At Butler Winery, a few miles east of Oliver, I spent a pleasant hour visiting with winemaker Jim Butler and his wife Susie in their tasting room. Jim spent 5 years as the winemaker at Oliver before establishing his own vineyard in 1982. Along with oldest son John, he's the author of the book "Indiana Wines". I tasted their Chambourcin 2005, which won a silver medal at the 2007 Indy International Competition. This is a popular grape for Midwestern wines; it ripens in late September which provides some protection from the hot humid sun of Central Indiana summers and allows winemakers to harvest before too much predation from deer takes place. This lovely wine is barrel aged for six months in American oak barrels, and is light and refreshing. $15.95. Their Chambourcin 2006, Jim believes, has excellent aging potential and tasting notes indicate aroma of pear and spice with tones of dark cherry and raspberry. He suggests pairing with lamb, beef and game. $17.95.

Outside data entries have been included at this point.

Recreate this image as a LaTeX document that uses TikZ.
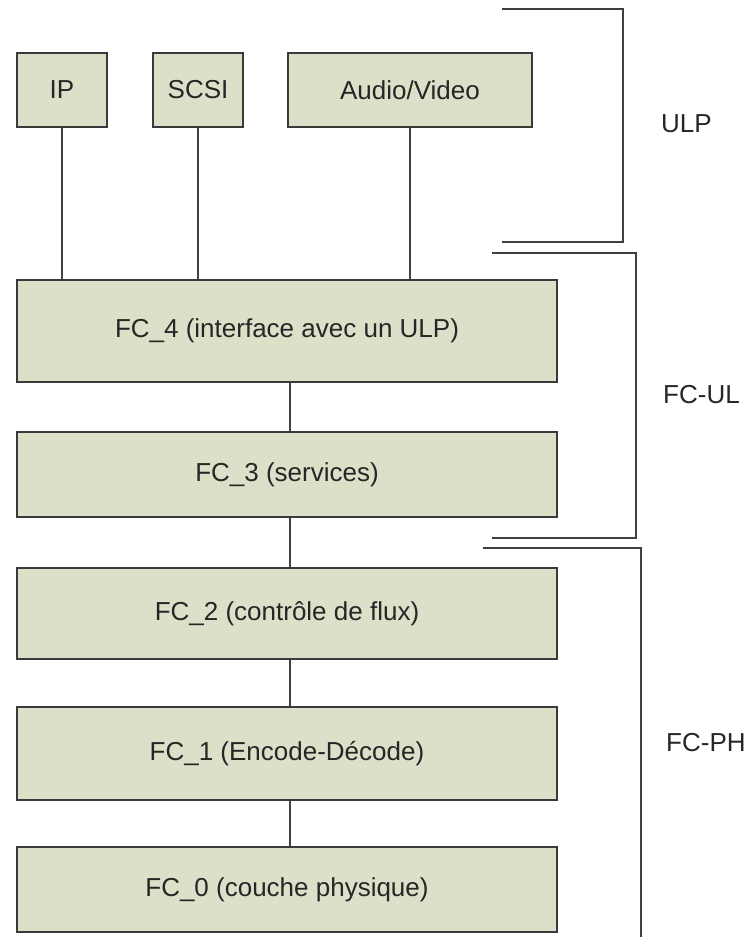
\documentclass[tikz,border=0pt]{standalone}
\usepackage{fontspec}
\setmainfont{Liberation Sans}
\usetikzlibrary{shadows}
\definecolor{boxfill}{HTML}{DCE0C9}
\definecolor{boxline}{HTML}{3A3A3A}
\definecolor{wire}{HTML}{404040}
\begin{document}
\begin{tikzpicture}[x=1pt,y=-1pt,
  layer/.style={draw=boxline, line width=1.8pt, fill=boxfill, inner sep=0pt,
    font=\fontsize{26}{30}\selectfont, text=black!85,
    drop shadow={shadow xshift=1.4pt, shadow yshift=-1.4pt, fill=black!45, opacity=1}},
  wireline/.style={draw=wire, line width=1.7pt},
  bracket/.style={draw=black!75, line width=2pt},
  side/.style={font=\fontsize{26}{30}\selectfont, text=black!85, inner sep=0pt, anchor=west}]
  \useasboundingbox (0,0) rectangle (749,937);

  % upper layer protocols
  \node[layer, minimum width=90pt, minimum height=74pt] (ip) at (62,90) {IP};
  \node[layer, minimum width=90pt, minimum height=74pt] (scsi) at (198,90) {SCSI};
  \node[layer, minimum width=244pt, minimum height=74pt] (av) at (410,90) {Audio/Video};

  % Fibre Channel levels
  \node[layer, minimum width=540pt, minimum height=102pt] (fc4) at (287,331) {FC\_4 (interface avec un ULP)};
  \node[layer, minimum width=540pt, minimum height=85pt] (fc3) at (287,474.5) {FC\_3 (services)};
  \node[layer, minimum width=540pt, minimum height=91pt] (fc2) at (287,613.5) {FC\_2 (contrôle de flux)};
  \node[layer, minimum width=540pt, minimum height=93pt] (fc1) at (287,753.5) {FC\_1 (Encode-Décode)};
  \node[layer, minimum width=540pt, minimum height=85pt] (fc0) at (287,889.5) {FC\_0 (couche physique)};

  % connectors
  \draw[wireline] (ip.south) -- (ip.south |- fc4.north);
  \draw[wireline] (scsi.south) -- (scsi.south |- fc4.north);
  \draw[wireline] (av.south) -- (av.south |- fc4.north);
  \draw[wireline] ([xshift=3pt]fc4.south) -- ([xshift=3pt]fc3.north);
  \draw[wireline] ([xshift=3pt]fc3.south) -- ([xshift=3pt]fc2.north);
  \draw[wireline] ([xshift=3pt]fc2.south) -- ([xshift=3pt]fc1.north);
  \draw[wireline] ([xshift=3pt]fc1.south) -- ([xshift=3pt]fc0.north);

  % grouping brackets
  \coordinate (ulpA) at (502,9);
  \coordinate (ulpB) at (623,9);
  \coordinate (ulpC) at (623,242);
  \coordinate (ulpD) at (502,242);
  \draw[bracket] (ulpA) -- (ulpB) -- (ulpC) -- (ulpD);
  \coordinate (ulA) at (492,253);
  \coordinate (ulB) at (636,253);
  \coordinate (ulC) at (636,538);
  \coordinate (ulD) at (492,538);
  \draw[bracket] (ulA) -- (ulB) -- (ulC) -- (ulD);
  \coordinate (phA) at (483,548);
  \coordinate (phB) at (641,548);
  \coordinate (phC) at (641,940);
  \draw[bracket] (phA) -- (phB) -- (phC);

  % group labels
  \node[side] (ulp) at (661,124) {ULP};
  \node[side] (fcul) at (663,395) {FC-UL};
  \node[side] (fcph) at (666,743) {FC-PH};
\end{tikzpicture}
\end{document}
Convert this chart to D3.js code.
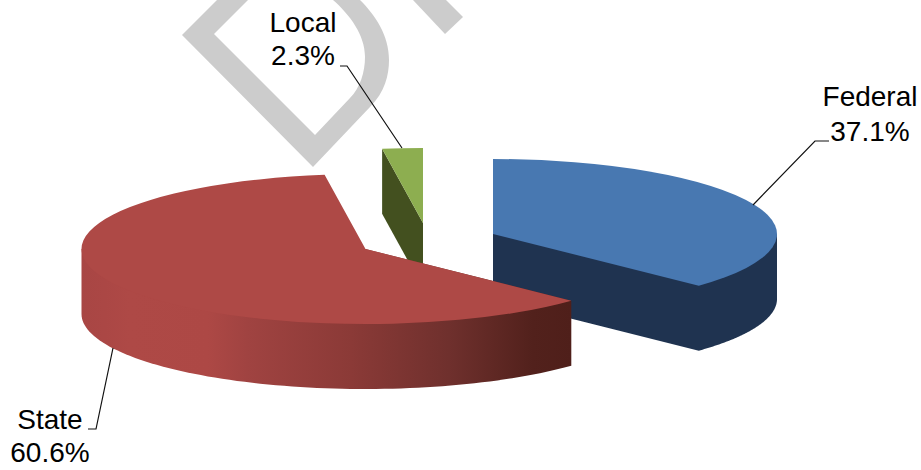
<!DOCTYPE html>
<html><head><meta charset="utf-8">
<script src="https://cdn.jsdelivr.net/npm/d3@7"></script>
<style>html,body{margin:0;padding:0;background:#fff}svg{display:block}</style>
</head><body><script>
const categories = ["Federal", "State", "Local"];
const shares = [37.1, 60.6, 2.3];
const shareLabels = ["37.1%", "60.6%", "2.3%"];
const topColors = ["#4878B1", "#AE4946", "#8DAE50"];
const sideColors = ["#1F3350", "url(#stateWall)", "#43501F"];
const apexes = [[493, 234], [365.5, 249], [423, 223]];
const drawOrder = [2, 0, 1];

const W = 921, H = 470, rx = 284, ry = 75, depth = 65;
const svg = d3.select("body").append("svg").attr("width", W).attr("height", H);

const grad = svg.append("defs").append("linearGradient").attr("id", "stateWall")
  .attr("gradientUnits", "userSpaceOnUse").attr("x1", 80).attr("x2", 572).attr("y1", 0).attr("y2", 0);
[[0, "#A84644"], [.05, "#AB4745"], [.1, "#AE4946"], [.26, "#AD4845"], [.34, "#A04341"], [.55, "#8B3A37"],
 [.75, "#6F302D"], [.92, "#52211C"], [1, "#4F1F1A"]].forEach(([o, c]) =>
  grad.append("stop").attr("offset", o).attr("stop-color", c));

// clipped DRAFT watermark glyph fragments
svg.append("path").attr("fill", "#CCCCCC").attr("fill-rule", "evenodd").attr("d",
  "M182,35 L217,0 L360,0 C375,15 389,35 389,60 C389,75 385,92 370,107 L313,167 Z " +
  "M214,34 L248,0 L333,0 C350,15 365,35 365,57 C365,72 360,88 350,98 L315,135 Z");
svg.append("path").attr("fill", "#CCCCCC").attr("d", "M413,0 L446,0 L463,17 L445,34 Z");

const pie = d3.pie().sort(null).value(d => d)(shares);
const arc = d3.arc().innerRadius(0).outerRadius(rx);
const pt = (i, a, dy = 0) => [apexes[i][0] + rx * Math.sin(a), apexes[i][1] - ry * Math.cos(a) + dy];
const line = d3.line();

drawOrder.forEach(i => {
  const s = pie[i];
  const g = svg.append("g");
  const c = apexes[i];
  if (i === 2) {
    const e = pt(2, s.startAngle);
    g.append("path").attr("fill", sideColors[2])
      .attr("d", line([e, c, [c[0], c[1] + depth], [e[0], e[1] + depth]]) + "Z");
  } else {
    const a0 = Math.max(s.startAngle, Math.PI / 2), a1 = Math.min(s.endAngle, Math.PI * 1.5);
    const as = d3.range(0, 81).map(k => a0 + (a1 - a0) * k / 80);
    // the wall runs up under the top face, so no seam shows along the rim
    const lower = as.map(a => pt(i, a, depth));
    const poly = i === 0
      ? [c, pt(i, a0)].concat(lower, [[c[0], c[1] + depth]])
      : [c, pt(i, a0)].concat(lower, [pt(i, a1)]);
    g.append("path").attr("d", line(poly) + "Z").attr("fill", sideColors[i]);
  }
  g.append("path").attr("d", arc(s)).attr("fill", topColors[i])
    .attr("transform", `translate(${apexes[i]}) scale(1,${ry / rx})`);
});

// leader lines
const leaders = [
  [[829, 141], [815, 141], [753, 205]],
  [[88, 429], [96, 429], [113, 348]],
  [[340, 66], [347, 66], [402, 148]]
];
leaders.forEach(l => svg.append("path").attr("d", line(l)).attr("fill", "none")
  .attr("stroke", "#111").attr("stroke-width", 1.2));

const labelPos = [[870, 106, 141], [50, 429, 462], [303, 32, 65]];
categories.forEach((c, i) => {
  const t = svg.append("text").attr("text-anchor", "middle")
    .style("font-family", "'Liberation Sans',Arial,sans-serif").style("font-size", "28px").attr("fill", "#000");
  t.append("tspan").attr("x", labelPos[i][0]).attr("y", labelPos[i][1]).text(c);
  t.append("tspan").attr("x", labelPos[i][0]).attr("y", labelPos[i][2]).text(shareLabels[i]);
});
</script></body></html>
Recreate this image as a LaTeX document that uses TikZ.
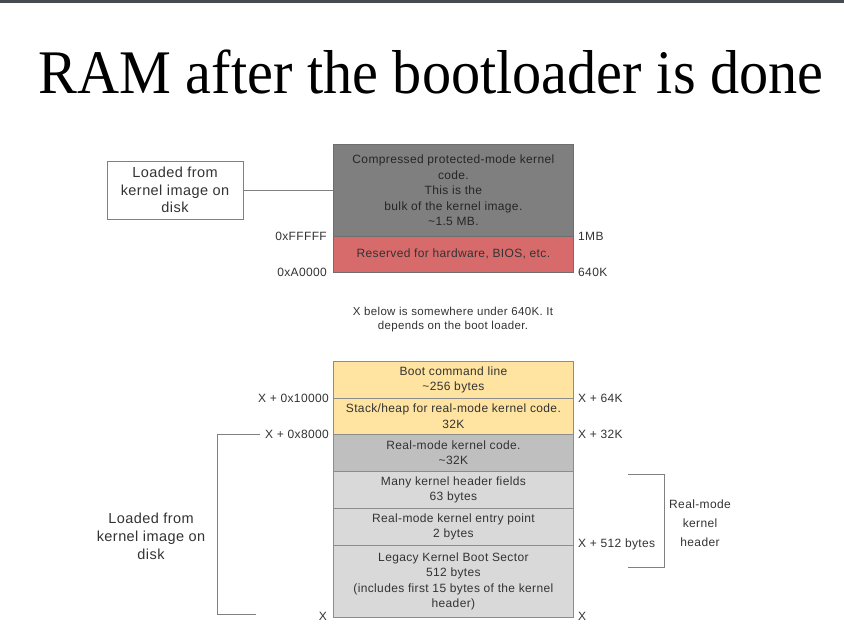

The Butler wine which I took home to my brother's table in Indianapolis was their Indiana White, a superb value of a versatile table wine, comprised of Indiana Uplands Vignoles fruit (25%) and Cardonnel (75%). Tasting notes indicate flavor and aroma of peach and nectarine, but those are faint enough to not overwhelm a clean tasting table white. $11.95. The Butler Indiana Red is made from Indiana Uplands Chambourcin grapes from the 2007 harvest, which Jim describes as a "wonderful Chambourcin harvest." At 10.5% alcohol, this red has aroma and taste of cherry that is not overwhelming, and makes a very presentable table red. $11.95

If you don't wind through the back roads from Oliver to Butler Winery, don't fret. You can visit one of their satellite tasting rooms in Bloomington (where Indiana University is located) or Chesterton, Indiana. Butler Winery is a family enterprise through-and-through, so you'd meet more of the family at these tasting rooms too.

When I drove up north from Kentucky, the first winery I visited in my home state of Indiana was Oliver Winery, located in Bloomington, Indiana, just a few miles north of Indiana University's campus. This is the oldest and biggest winery in Indiana. Featuring a tasting room and shop with food-for-picnic items and wine-related merchandise, this tasting room can accommodate a large crowd. I enjoyed their Marechal Foch Nouveau 2008, which is an estate bottled wine from their own Creekbend Vineyard. On the nose, it has a strong berry, and upon tasting, a hint of cranberry. 10% alcohol. Tasting notes describe it as "fresh, fragrant and flavorful. Everything a nouveau should be. A delicious match with pork." $12/bottle

1 comment:

  1. Wish I had stopped in at Oliver during my numerous trips to Bloomington (wife went to IU). My Dad grows Marechal Foch in Nova Scotia - quite a different climate!